Pope Francis sends a virtual hug after delivering his weekly Angelus prayer via video at the Vatican
Pope Francis sends a virtual hug after delivering his weekly Angelus prayer via video at the Vatican, March 15, 2020. Vatican Media/­Handout via REUTERS

“I have my areas of selfishness. On Tuesdays, my confessor comes, and I take care of things there.”

That was one of the answers Pope Francis gave to Austen Ivereigh in an exclusive interview recorded for The Tablet – his first for a UK publication. The whole interview is published in this week’s edition of The Tablet. Although the interview touches different subjects about which the Pope spoke several times one still finds news insights and emphasis.

Of particular interest is the answer to the first question Ivereigh put: How is the Pope living during this crisis.

My concern is people

Francis was most sincere in his answer. Besides referring to his “areas of selfishness” and weekly confession he said that he is praying more and thinking of people.

“That’s what concerns me: people. Thinking of people anoints me, it does me good, it takes me out of my self-preoccupation.”

 
The Pope said that his major concern that “comes through my prayer – is how to accompany and be closer to the people of God.”

His daily Mass at 7.00a.m. at Santa Martha is being streamed live.

During the interview, Pope Francis described this “as a time of great uncertainty. It’s a time for inventing, for creativity.”

He also described the new working arrangements at the Curia where shifts have been organised so that the measures ordered by the health authorities are obeyed. He was quick to add:

“Everyone works in his office or from his room, using technology. Everyone is working; there are no idlers here.”

They speak like Hitler

During the extensive interview the Pope spoke of the “politics of the throwaway culture.” He criticised  the world of finance as it now seems normal to sacrifice people from the beginning till the end of life.


Pope Francis referred to the rise of right wing poltics in Europe saying that Hitler’s speeches “were not so different from some of the speeches of a few European politicians now.”

See the poor

Once more he emphasized the need that we “see the poor”. He repeated the anecdote he mentioned during a recent Skype interview with Spanish journalists. In the midst of the quarantine, Francis said, a Roman policeman said to a man: “You can’t be on the street, go home.” The response was: “I have no home. I live in the street.”

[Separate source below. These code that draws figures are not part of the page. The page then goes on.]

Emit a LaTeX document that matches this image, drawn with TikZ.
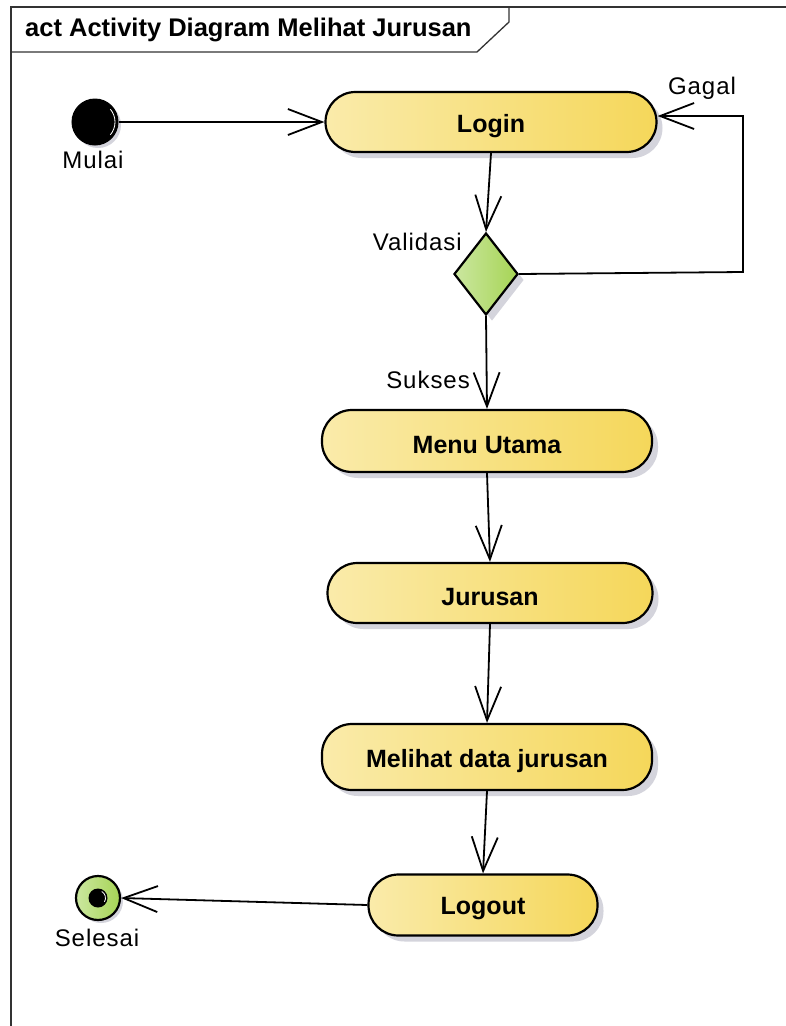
\documentclass[tikz,border=0pt]{standalone}
\usepackage{fontspec}
\setmainfont{Liberation Sans}
\usetikzlibrary{arrows.meta,shapes.geometric,shadows}
\definecolor{actL}{HTML}{FAEBAA}
\definecolor{actR}{HTML}{F5D75A}
\definecolor{decL}{HTML}{CBE7A0}
\definecolor{decR}{HTML}{A6D455}
\definecolor{shade}{HTML}{D4D4DC}
\newfontfamily\labelfont[LetterSpace=4]{Liberation Sans}
% activity names sit a little below the middle of their box
\newcommand{\acttext}[1]{\raisebox{-4pt}[\height][\depth]{#1}}
\tikzset{
  activity/.style={rectangle, draw=black, line width=2.2pt, rounded corners=30pt,
    left color=actL, right color=actR,
    general shadow={fill=shade, shadow xshift=6pt, shadow yshift=-6pt},
    font=\fontsize{25}{29}\selectfont\bfseries, inner sep=0pt},
  decision/.style={diamond, draw=black, line width=2.2pt, inner sep=0pt,
    left color=decL, right color=decR, minimum width=64pt, minimum height=82pt,
    general shadow={fill=shade, shadow xshift=6pt, shadow yshift=-6pt}},
  flow/.style={line width=1.8pt, -{Straight Barb[length=34pt,width=26pt,line width=1.8pt]}},
  lbl/.style={font=\labelfont\fontsize{24}{28}\selectfont, inner sep=0pt},
  frameline/.style={line width=1.3pt, draw=black!80}
}
\begin{document}
\begin{tikzpicture}[x=1pt,y=-1pt]
\useasboundingbox (0,0) rectangle (786,1026);
\fill[white] (0,0) rectangle (786,1026);

% diagram frame and its name tab
\draw[frameline] (11,1030) -- (11,7) -- (790,7);
\draw[frameline] (11,52) -- (477,52) -- (509,22) -- (509,7);
\node[anchor=west, inner sep=0pt, font=\fontsize{25.5}{29}\selectfont\bfseries] (title) at (25,30)
  {act Activity Diagram Melihat Jurusan};

% start and end
\node[circle, fill=black, draw=black, line width=1pt, minimum size=46pt, inner sep=0pt,
  general shadow={fill=shade, shadow xshift=3pt, shadow yshift=-3pt}] (start) at (95,122) {};
\draw[white, line width=0.8pt] (start.center) ++(-40:20pt) arc (-40:40:20pt);
\node[lbl] (mulai) at (93,160) {Mulai};

\node[circle, draw=black, line width=2.2pt, left color=decL, right color=decR,
  minimum size=44pt, inner sep=0pt,
  general shadow={fill=shade, shadow xshift=3pt, shadow yshift=-3pt}] (final) at (98,898) {};
\fill[black] (final.center) circle (9.5pt);
\draw[white, line width=0.8pt] (final.center) ++(-30:7.5pt) arc (-30:60:7.5pt);
\node[lbl] (selesai) at (97,938) {Selesai};

% activities
\node[activity, minimum width=331pt, minimum height=60pt] (login) at (491,122) {\acttext{Login}};
\node[decision] (valid) at (486,274) {};
\node[lbl, anchor=east] (lvalid) at (462,242) {Validasi};
\node[activity, minimum width=330pt, minimum height=62pt] (menu) at (487,441) {\acttext{Menu Utama}};
\node[activity, minimum width=325pt, minimum height=60pt] (jurusan) at (490,593) {\acttext{Jurusan}};
\node[activity, minimum width=330pt, minimum height=66pt] (lihat) at (487,757) {\acttext{Melihat data jurusan}};
\node[activity, minimum width=229pt, minimum height=61pt] (logout) at (483,905) {\acttext{Logout}};

% flows
\draw[flow] (start) -- (login);
\draw[flow] (login.south) -- (valid.north);
\coordinate (gA) at (743,272);
\coordinate (gB) at (743,116);
\draw[flow] (valid.east) -- (gA) -- (gB) -- (gB -| login.east);
\node[lbl] (gagal) at (702,88) {Gagal};
\draw[flow] (valid.south) -- (menu.north);
\node[lbl, anchor=east] (sukses) at (470,380) {Sukses};
\draw[flow] (menu.south) -- (jurusan.north);
\draw[flow] (jurusan.south) -- (lihat.north);
\draw[flow] (lihat.south) -- (logout.north);
\draw[flow] (logout.west) -- (final.east);
\end{tikzpicture}
\end{document}
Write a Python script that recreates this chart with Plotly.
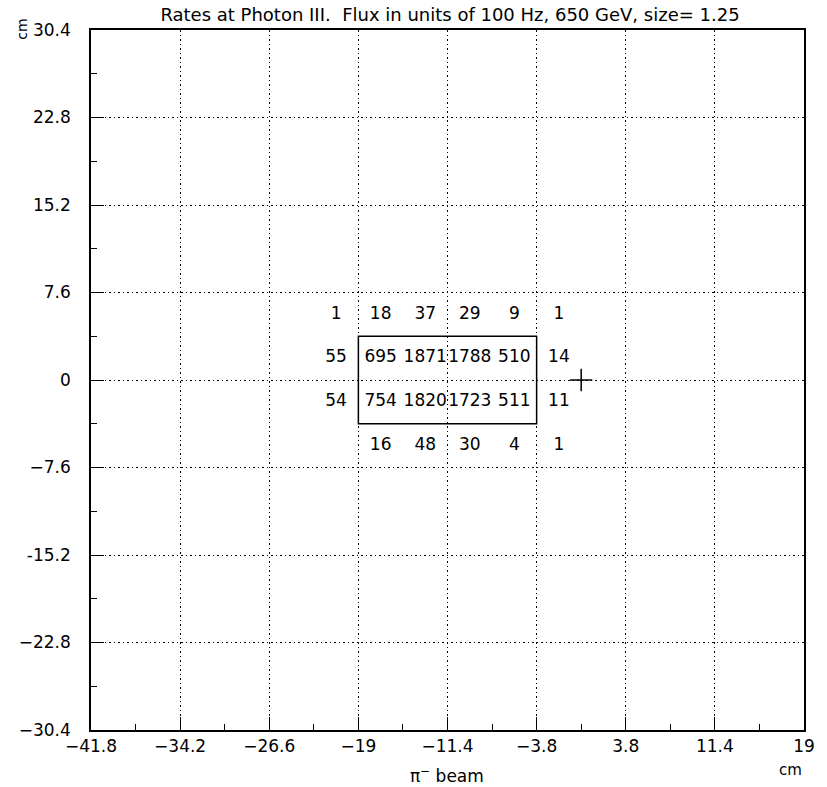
import plotly.graph_objects as go

# ---- data ----
col_centers = [-20.9, -17.1, -13.3, -9.5, -5.7, -1.9]
row_centers = [5.7, 1.9, -1.9, -5.7]
rates = [
    [1, 18, 37, 29, 9, 1],
    [55, 695, 1871, 1788, 510, 14],
    [54, 754, 1820, 1723, 511, 11],
    [None, 16, 48, 30, 4, 1],
]
box_x = [-19.0, -3.8]
box_y = [-3.8, 3.8]
beam_x = [0.0]
beam_y = [0.0]
x_ticks = [-41.8, -34.2, -26.6, -19, -11.4, -3.8, 3.8, 11.4, 19]
x_ticktext = ["\u221241.8", "\u221234.2", "\u221226.6", "\u221219", "\u221211.4", "\u22123.8", "3.8", "11.4", "19"]
y_ticks = [-30.4, -22.8, -15.2, -7.6, 0, 7.6, 15.2, 22.8, 30.4]
y_ticktext = ["\u221230.4", "\u221222.8", "-15.2", "\u22127.6", "0", "7.6", "15.2", "22.8", "30.4"]
x_minor = [-38.0, -30.4, -22.8, -15.2, -7.6, 0.0, 7.6, 15.2]
y_minor = [-26.6, -19.0, -11.4, -3.8, 3.8, 11.4, 19.0, 26.6]
x_range = [-41.8, 19]
y_range = [-30.4, 30.4]

FONT = "DejaVu Sans"

xs, ys, ts = [], [], []
for r, yc in zip(rates, row_centers):
    for v, xc in zip(r, col_centers):
        if v is None:
            continue
        xs.append(xc)
        ys.append(yc)
        ts.append(str(v))

fig = go.Figure()
fig.add_trace(go.Scatter(x=xs, y=ys, text=ts, mode="text",
                         textposition="middle center",
                         textfont=dict(family=FONT, size=17, color="black"),
                         hoverinfo="skip", showlegend=False))
fig.add_trace(go.Scatter(x=beam_x, y=beam_y, mode="markers",
                         marker=dict(symbol="cross-thin", size=16,
                                     line=dict(color="black", width=1.5)),
                         hoverinfo="skip", showlegend=False))
fig.add_shape(type="rect", x0=box_x[0], x1=box_x[1], y0=box_y[0], y1=box_y[1],
              line=dict(color="black", width=1.5), xref="x", yref="y")

L, R, T, B = 91, 15, 30, 57
W, H = 827, 787
pw, ph = W - L - R, H - T - B

def px(xp):
    return (xp - L) / pw

def py(yp):
    return (H - B - yp) / ph

axis_common = dict(
    showline=True, linecolor="black", linewidth=1.5, mirror=True,
    showgrid=True, gridcolor="black", gridwidth=1, griddash="1.5px,3px",
    zeroline=False, ticks="inside", ticklen=13, tickwidth=1, tickcolor="black",
    tickfont=dict(family=FONT, size=17, color="black"),
    tickmode="array",
)
fig.update_xaxes(range=x_range, tickvals=x_ticks, ticktext=x_ticktext,
                 minor=dict(tickmode="array", tickvals=x_minor, ticks="inside",
                            ticklen=6, tickcolor="black", showgrid=False),
                 **axis_common)
fig.update_yaxes(range=y_range, tickvals=y_ticks, ticktext=y_ticktext,
                 ticklabelstandoff=15,
                 minor=dict(tickmode="array", tickvals=y_minor, ticks="inside",
                            ticklen=6, tickcolor="black", showgrid=False),
                 **axis_common)

fig.add_annotation(text="\u03c0<sup>\u2212</sup> beam", xref="paper", yref="paper",
                   x=px(451), y=py(775), xanchor="center", yanchor="middle",
                   showarrow=False, font=dict(family=FONT, size=17, color="black"))
fig.add_annotation(text="cm", xref="paper", yref="paper",
                   x=px(798), y=py(770), xanchor="center", yanchor="middle",
                   showarrow=False, font=dict(family=FONT, size=15, color="black"))
fig.add_annotation(text="cm", xref="paper", yref="paper", textangle=-90,
                   x=px(21), y=py(29), xanchor="center", yanchor="middle",
                   showarrow=False, font=dict(family=FONT, size=14, color="black"))

fig.update_layout(
    width=W, height=H,
    margin=dict(l=L, r=R, t=T, b=B),
    paper_bgcolor="white", plot_bgcolor="white",
    title=dict(text="Rates at Photon III.  Flux in units of 100 Hz, 650 GeV, size= 1.25",
               x=450 / W, xanchor="center", y=1 - 15 / H, yanchor="middle",
               font=dict(family=FONT, size=18, color="black")),
    showlegend=False,
)

fig.write_html("out.html")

“To discover such a large number of people who are on the margins … And we don’t see them, because poverty is bashful. They are there but we don’t see them: they have become part of the landscape; they are things.”

One could feel strong emotions oozing out of the Pope’s heart while he said those words.

Saints next door

Pope Francis mentioned “the saints who live next door”.

“They are heroes: doctors, volunteers, religious sisters, priests, shop workers – all performing their duty so that society can continue functioning. How many doctors and nurses have died! How many religious sisters have died! All serving …”

During the interview Pope Francis also answered questions about the hypocracy of several political leaders, the future of the Church, the need to slow down and the meaning of Easter during coronavirus.